Controlling your blood glucose is a very important part of managing diabetes.

To self-test your blood glucose you need a blood glucose meter, a test strip or test cassette, and a finger pricker. Make sure you read and follow the instructions that are included in the product manual that accompanies your particular blood glucose meter.

To help ensure you get reliable and accurate results, follow these simple guidelines for proper testing:

  • Wash your hands in warm water to remove any traces of substances which might otherwise interfere with your test results. Dry your hands thoroughly.
  • Always use a small and well-formed blood drop. Don't let it spread.
  • Apply the blood drop immediately after you have created it.
  • Apply the blood drop to the centre of the test area gently and steadily.
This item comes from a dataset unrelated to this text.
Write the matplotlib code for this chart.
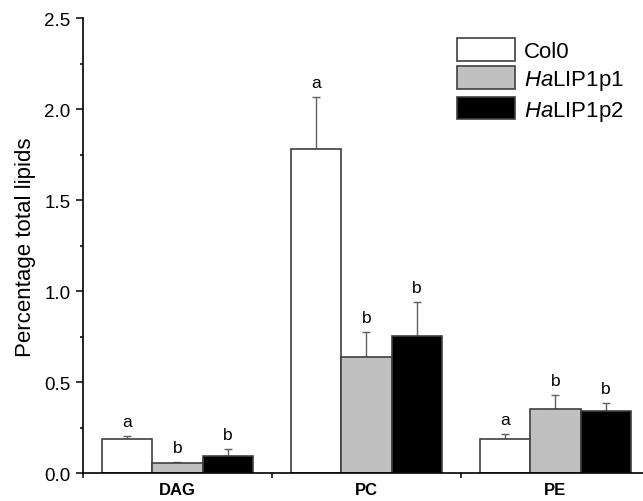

If hand-washing facilities are not available, you can use alcohol-free hand wipes such as the Accu-Chek hand wipes to clean your fingers before you test your blood sugar.

Follow the instructions included with your finger pricker to get a drop of blood— which normally includes shaking your hands below the wrist or gently squeezing your finger a few times to help. While testing from the finger tip is most common, it is sometimes possible to use alternate site testing.

Alternate Site Testing (AST)

Some blood glucose meters allow you to use blood samples from other parts of the body, such as the palm, forearm, upper arm, thigh or calf. Always consult your healthcare professional before using sites other than your fingertip for blood glucose testing.

Other methods of testing and monitoring look at your blood glucose in the long-term. An HbA1c (also known as glycated haemoglobin or A1c) test gives you a picture of your average blood glucose control for the past 2 to 3 months.

The HbA1c test is not a substitute for self-monitoring. Regular highs and lows in blood glucose will not be obvious, and may mask one another resulting in an HbA1c result that is falsely favourable. Only self-monitoring can show how meals, physical activity, medications and stress affect your blood glucose over short periods of time. This provides more reference as you manage your diabetes.

Your healthcare professional will help you schedule HbA1c tests and together you can decide what testing schedule will work best for you.